Records contained in a dataset:
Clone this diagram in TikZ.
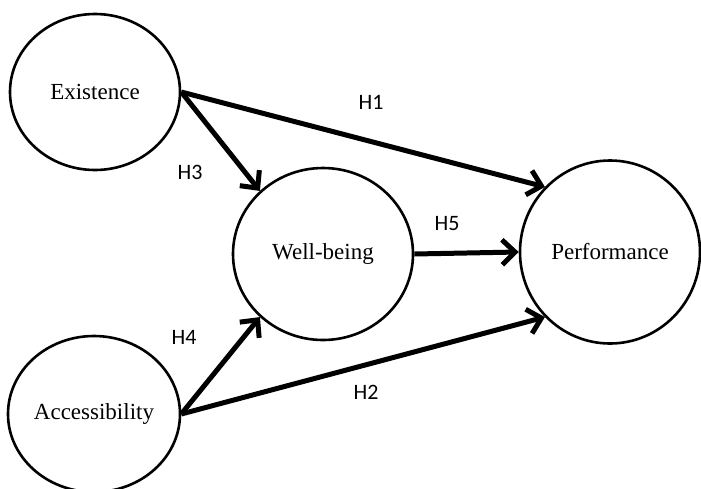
\documentclass[tikz,border=0pt]{standalone}
\usepackage{fontspec}
\setmainfont{Liberation Serif}
\newfontfamily\hfont{Carlito}
\usetikzlibrary{shapes.geometric,arrows.meta}

\begin{document}
\begin{tikzpicture}[x=1pt,y=-1pt,
	construct/.style={ellipse,draw,line width=2.6pt,inner sep=0pt,
		font=\fontsize{23}{26}\selectfont},
	path/.style={line width=5pt,-{Straight Barb[length=13pt,width=25pt]}},
	hyp/.style={font=\hfont\fontsize{22}{25}\selectfont}]
\useasboundingbox (0,0) rectangle (701,488);
\node[construct,minimum width=170pt,minimum height=156pt] (ex)   at (95,92)   {Existence};
\node[construct,minimum width=172pt,minimum height=156pt] (acc)  at (94,414)  {Accessibility};
\node[construct,minimum width=180pt,minimum height=172pt] (wb)   at (323,254) {Well-being};
\node[construct,minimum width=180pt,minimum height=183pt] (perf) at (610,252) {Performance};
% hypotheses
\draw[path] (ex.east)  -- (perf.135);
\draw[path] (acc.east) -- (perf.225);
\draw[path] (ex.east)  -- (wb.135);
\draw[path] (acc.east) -- (wb.225);
\draw[path] (wb.east)  -- (perf.west);
\node[hyp] (h1) at (371,102) {H1};
\node[hyp] (h2) at (366,392) {H2};
\node[hyp] (h3) at (190,172) {H3};
\node[hyp] (h4) at (184,337) {H4};
\node[hyp] (h5) at (447,224) {H5};
\end{tikzpicture}
\end{document}
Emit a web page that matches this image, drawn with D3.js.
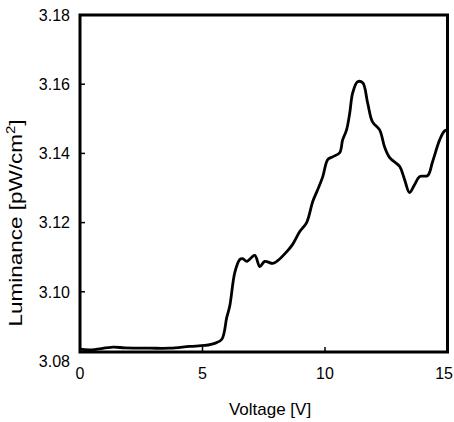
<!DOCTYPE html>
<html>
<head>
<meta charset="utf-8">
<script src="https://cdn.jsdelivr.net/npm/d3@7"></script>
<style>
  body { margin: 0; background: #fff; }
  text { font-family: Arial, "Liberation Sans", sans-serif; fill: #000; }
</style>
</head>
<body>
<script>
// voltage readings [V]
const voltage = [0, 0.41, 1.35, 1.83, 2.85, 3.67, 4.48, 5.10, 5.50, 5.79,
  5.99, 6.11, 6.32, 6.52, 6.64, 6.81, 7.13, 7.34, 7.54, 7.87,
  8.07, 8.44, 8.68, 8.97, 9.25, 9.50, 9.70, 9.91, 10.11, 10.31,
  10.60, 10.72, 10.88, 11.01, 11.13, 11.33, 11.54, 11.74, 11.94, 12.23,
  12.43, 12.64, 13.05, 13.25, 13.45, 13.66, 13.86, 14.19, 14.39, 14.68,
  14.88, 15.0];
// luminance [pW/cm2]
const luminance = [3.0834, 3.0832, 3.0840, 3.0838, 3.0837, 3.0837, 3.0842, 3.0845, 3.0851, 3.0863,
  3.0926, 3.0958, 3.1056, 3.1093, 3.1096, 3.1088, 3.1105, 3.1073, 3.1088, 3.1082,
  3.1090, 3.1116, 3.1137, 3.1174, 3.1200, 3.1261, 3.1295, 3.1333, 3.1382, 3.1390,
  3.1402, 3.1439, 3.1468, 3.1517, 3.1575, 3.1607, 3.1604, 3.1546, 3.1491, 3.1468,
  3.1419, 3.1388, 3.1362, 3.1324, 3.1287, 3.1310, 3.1333, 3.1336, 3.1376, 3.1439,
  3.1465, 3.1468];

const xTicks = [0, 5, 10, 15];
const yTicks = [3.08, 3.10, 3.12, 3.14, 3.16, 3.18];
const yFloor = 3.0826; // where the x axis sits

const data = voltage.map((v, i) => ({ v: v, l: luminance[i] }));

const W = 454, H = 422;
const svg = d3.select('body').append('svg')
  .attr('width', W)
  .attr('height', H);

svg.append('rect').attr('width', W).attr('height', H).attr('fill', '#fff');

// scales
const x = d3.scaleLinear().domain([0, 15]).range([80, 447.5]);
const y = d3.scaleLinear().domain([3.08, 3.18]).range([361, 15]);

const plotL = x(0), plotR = x(15), plotT = y(3.18), plotB = y(yFloor);

// curve
const line = d3.line()
  .x(d => x(d.v))
  .y(d => y(d.l))
  .curve(d3.curveCatmullRom.alpha(0.5));

svg.append('path')
  .datum(data)
  .attr('fill', 'none')
  .attr('stroke', '#000')
  .attr('stroke-width', 2.8)
  .attr('stroke-linejoin', 'round')
  .attr('d', line);

// inward ticks
svg.selectAll('.yt')
  .data(yTicks.filter(t => t > 3.08 && t < 3.18))
  .join('line')
  .attr('x1', plotL).attr('x2', plotL + 5)
  .attr('y1', d => y(d)).attr('y2', d => y(d))
  .attr('stroke', '#000').attr('stroke-width', 1.5);

svg.selectAll('.xt')
  .data(xTicks.filter(t => t > 0 && t < 15))
  .join('line')
  .attr('x1', d => x(d)).attr('x2', d => x(d))
  .attr('y1', plotB).attr('y2', plotB - 5)
  .attr('stroke', '#000').attr('stroke-width', 1.5);

// frame
svg.append('rect')
  .attr('x', plotL).attr('y', plotT)
  .attr('width', plotR - plotL).attr('height', plotB - plotT)
  .attr('fill', 'none')
  .attr('stroke', '#000')
  .attr('stroke-width', 3);

// tick labels
svg.selectAll('.yl')
  .data(yTicks)
  .join('text')
  .attr('x', 70)
  .attr('y', d => y(d))
  .attr('dy', '0.36em')
  .attr('text-anchor', 'end')
  .attr('font-size', 16)
  .text(d => d.toFixed(2));

svg.selectAll('.xl')
  .data(xTicks)
  .join('text')
  .attr('x', d => d === 15 ? W - 1 : x(d))
  .attr('y', 379)
  .attr('text-anchor', d => d === 15 ? 'end' : 'middle')
  .attr('font-size', 16)
  .text(d => d);

// axis titles
svg.append('text')
  .attr('x', 270)
  .attr('y', 415)
  .attr('text-anchor', 'middle')
  .attr('font-size', 17)
  .text('Voltage [V]');

const yt = svg.append('text')
  .attr('transform', 'translate(22,223) rotate(-90) scale(1.25,1)')
  .attr('text-anchor', 'middle')
  .attr('font-size', 18);
yt.append('tspan').text('Luminance [pW/cm');
yt.append('tspan').attr('font-size', 12).attr('dy', -7).text('2');
yt.append('tspan').attr('dy', 7).text(']');
</script>
</body>
</html>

Exercise objective:
Search the data for the string "this" and copy each line where it appears.

Solution to the exercise:
Clone this diagram in TikZ.
Emit a web page that matches this image, drawn with D3.js.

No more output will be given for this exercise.